2018 novel by Chris Hammer

Scrublands is the debut crime novel by Australian author Chris Hammer. It was published in 2018 by Allen & Unwin.

The story is set in the fictitious town of Riversend in New South Wales during a period of intense drought, and revolves around a small-town priest who kills five of his parishioners before being shot himself, and a journalist's investigation into his motivations. The novel is a crime thriller told in third person present tense.

The novel is the first to feature the author's character Martin Scarsden. It was followed by two others in the series: Silver in 2019, and Trust in 2020.

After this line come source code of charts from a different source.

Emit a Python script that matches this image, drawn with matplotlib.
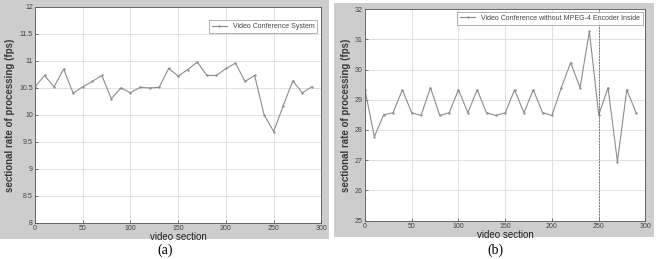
import matplotlib

matplotlib.use("Agg")

import matplotlib.pyplot as plt  # noqa: E402
from matplotlib.patches import Rectangle  # noqa: E402

plt.rcParams["font.family"] = ["Liberation Sans", "DejaVu Sans"]

# данные
sections = [0, 10, 20, 30, 40, 50, 60, 70, 80, 90, 100, 110, 120, 130, 140,
            150, 160, 170, 180, 190, 200, 210, 220, 230, 240, 250, 260, 270,
            280, 290]
fps_a = [10.52, 10.73, 10.52, 10.85, 10.40, 10.52, 10.62, 10.73, 10.30,
         10.50, 10.41, 10.51, 10.50, 10.51, 10.86, 10.72, 10.84, 10.98,
         10.73, 10.73, 10.86, 10.96, 10.62, 10.73, 10.00, 9.69, 10.17,
         10.63, 10.41, 10.52]
fps_b = [29.33, 27.78, 28.50, 28.57, 29.33, 28.57, 28.48, 29.40, 28.48,
         28.57, 29.33, 28.57, 29.33, 28.57, 28.48, 28.57, 29.33, 28.57,
         29.33, 28.57, 28.48, 29.40, 30.23, 29.40, 31.26, 28.50, 29.40,
         26.95, 29.33, 28.57]

label_a = "Video Conference System"
label_b = "Video Conference without MPEG-4 Encoder Inside"
yticks_a = [8, 8.5, 9, 9.5, 10, 10.5, 11, 11.5, 12]
yticks_b = [25, 26, 27, 28, 29, 30, 31, 32]
xticks = [0, 50, 100, 150, 200, 250, 300]

PANEL_BG = "#cdcdcd"
LINE_COLOR = "#8c8c8c"
GRID_COLOR = "#dcdcdc"
SPINE_COLOR = "#555555"

fig = plt.figure(figsize=(6.6, 2.59), dpi=100)

# серые подложки под каждый график (zorder ниже осей)
fig.patches.append(Rectangle((0.0, 0.077), 0.498, 0.923, transform=fig.transFigure,
                             facecolor=PANEL_BG, edgecolor="none", zorder=-5))
fig.patches.append(Rectangle((0.506, 0.085), 0.485, 0.905, transform=fig.transFigure,
                             facecolor=PANEL_BG, edgecolor="none", zorder=-5))

ax_a = fig.add_axes([0.053, 0.140, 0.434, 0.833])
ax_b = fig.add_axes([0.553, 0.148, 0.425, 0.817])


def style_axes(ax, ys, yticks, label, ylim):
    ax.plot(sections, ys, color=LINE_COLOR, linewidth=0.8, marker=".",
            markersize=1.4, label=label)
    ax.set_xlim(0, 300)
    ax.set_ylim(*ylim)
    ax.set_xticks(xticks)
    ax.set_yticks(yticks)
    ax.set_yticklabels([f"{t:g}" for t in yticks])
    ax.tick_params(labelsize=5, colors="#444444", direction="in",
                   length=2, width=0.5, pad=1.5)
    ax.grid(True, color=GRID_COLOR, linewidth=0.6)
    for spine in ax.spines.values():
        spine.set_color(SPINE_COLOR)
        spine.set_linewidth(0.6)
    ax.set_xlabel("video section", fontsize=7, labelpad=0, color="#222222")
    ax.set_ylabel("sectional rate of processing (fps)", fontsize=7,
                  fontweight="bold", labelpad=3, color="#3a3a3a")
    leg = ax.legend(loc="upper right", fontsize=5, frameon=True, fancybox=False,
                    edgecolor="#777777", handlelength=2.2, borderpad=0.4,
                    bbox_to_anchor=(0.997, 0.955))
    leg.get_frame().set_linewidth(0.5)
    for text in leg.get_texts():
        text.set_color("#444444")


style_axes(ax_a, fps_a, yticks_a, label_a, (8, 12))
style_axes(ax_b, fps_b, yticks_b, label_b, (25, 32))
ax_b.legend_.set_bbox_to_anchor((1.002, 1.002))
ax_b.axvline(250, color="#777777", linewidth=0.7, linestyle=(0, (2, 1)))

fig.text(0.25, 0.035, "(a)", ha="center", va="center", fontsize=10,
         family=["Liberation Serif", "DejaVu Serif"])
fig.text(0.75, 0.035, "(b)", ha="center", va="center", fontsize=10,
         family=["Liberation Serif", "DejaVu Serif"])

fig.savefig("out.png", dpi=100)
plt.close(fig)
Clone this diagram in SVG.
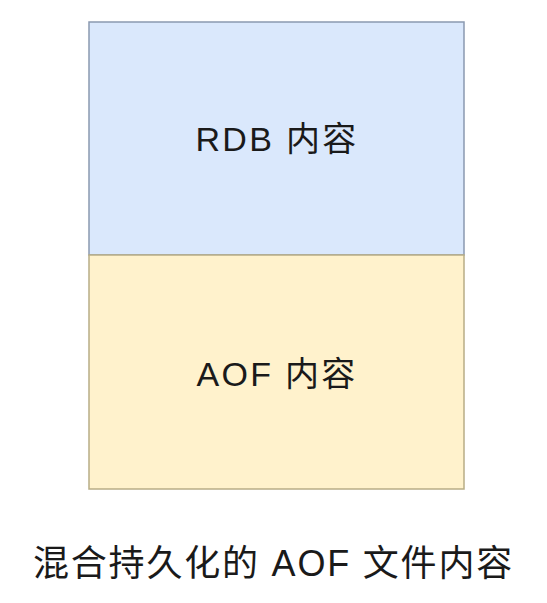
<svg xmlns="http://www.w3.org/2000/svg" width="547" height="603" viewBox="0 0 547 603">
<style>
.t{font-family:"Liberation Sans","Noto Sans CJK SC",sans-serif;fill:#1a1a1a;text-anchor:middle}
.n{font-size:34px;letter-spacing:2.3px}
.c{font-size:36px;letter-spacing:1.8px}
</style>
<rect width="547" height="603" fill="#ffffff"/>
<g id="rdb">
<rect x="89" y="22" width="375" height="233" fill="#dae8fc" stroke="#8a99b0" stroke-width="1.5"/>
<text class="t n" x="277" y="151">RDB 内容</text>
</g>
<g id="aof">
<rect x="89" y="255" width="375" height="234" fill="#fff2cc" stroke="#b8ad86" stroke-width="1.5"/>
<text class="t n" x="277" y="386">AOF 内容</text>
</g>
<g id="connectors"></g>
<g id="caption">
<text class="t c" x="273.5" y="576">混合持久化的 AOF 文件内容</text>
</g>
</svg>
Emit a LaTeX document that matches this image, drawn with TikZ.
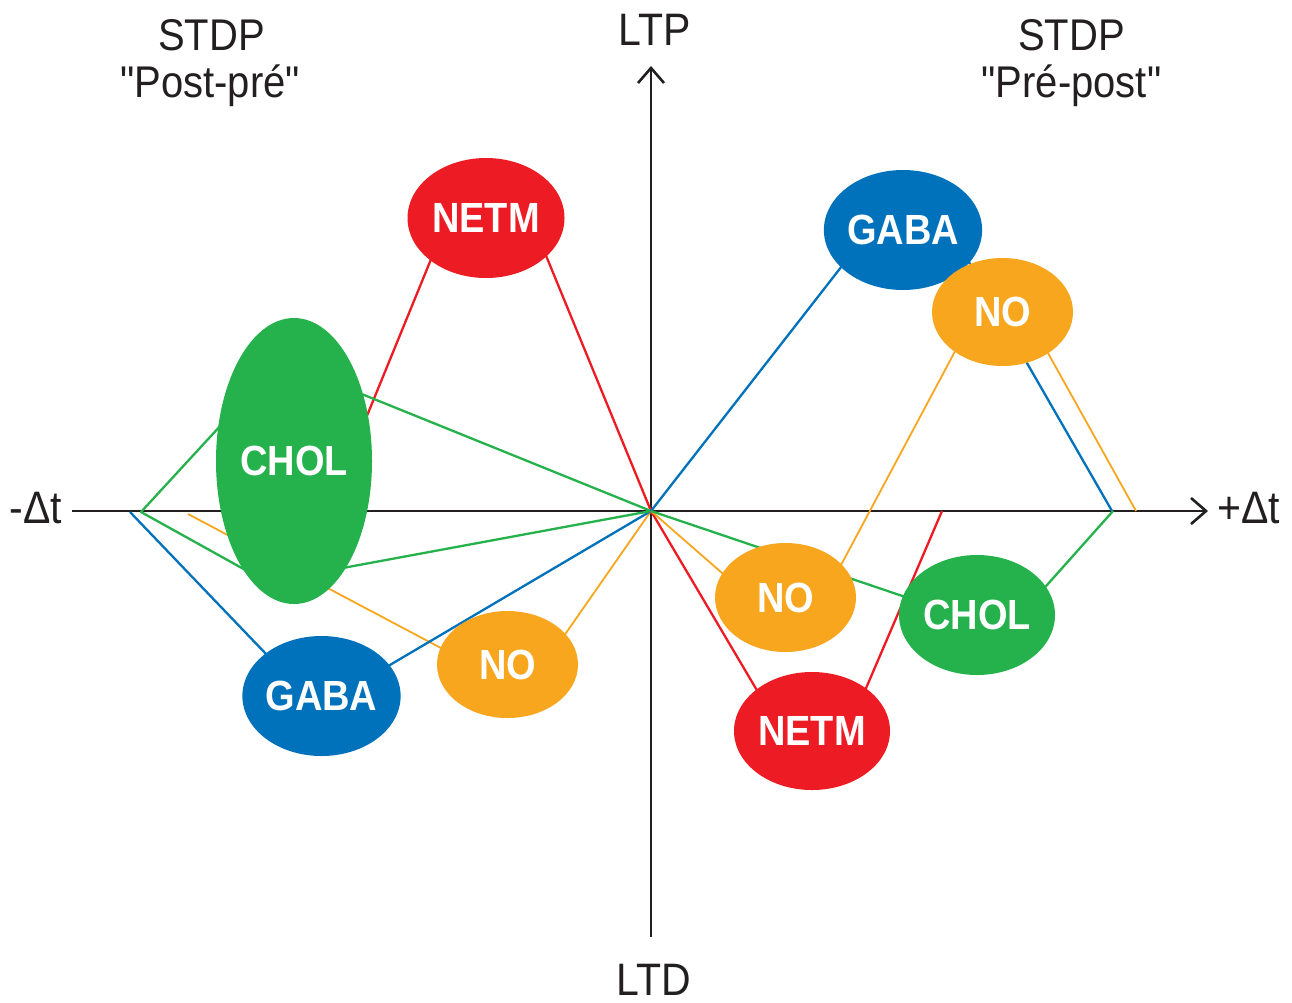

A four-part television series based on the novel was aired in 2023.

== Plot ==
In the drought-stricken town of Riversend, the charismatic priest Byron Swift, who was well liked by the community, suddenly turns violent, shooting five parishioners on a Sunday morning. Swift is then shot and killed by a local police officer. A year later journalist Martin Scarsden, haunted by war memories, arrives in Riversend to write about the impact of the crime on the town. As he interviews locals, he discovers that the official story, as reported by his newspaper, might not be entirely accurate. Martin delves into the community, uncovering differing opinions about the priest, and finds that the town has hidden complexities not evident at first glance.

== Publication history==

Following its initial publication in 2018 by Allen and Unwin the novel was reprinted as follows:

- Allen & Unwin, Australia, 2019
- Wildfire, UK, 2019
- Atria Books, USA, 2019
- Allen & Unwin, Australia, 2023

The novel was also translated into German and Norwegian in 2019, Romanian in 2020, and Chinese, Italian and French in 2021.

== Reception ==
The book was met with generally positive reviews. The Sydney Morning Herald described it as a work of "remarkable breadth and depth", with other publications calling it stunning and a brilliant debut.

The book's detailed setting (aided by research for Hammer's previous non-fiction book, The River) is emblematic of the isolation and drought experienced in many rural Australian communities; one publication described it as "full of Australianness".

Hammer was awarded the 2019 John Creasey (New Blood) Dagger by the UK Crime Writers' Association for the book.

==TV adaptation==

In 2019, Scrublands was optioned for television. Season 1 of the series was released on Stan on 16 November 2023 and was aired on BBC Four in the UK in the same month. A second series was announced in 2024.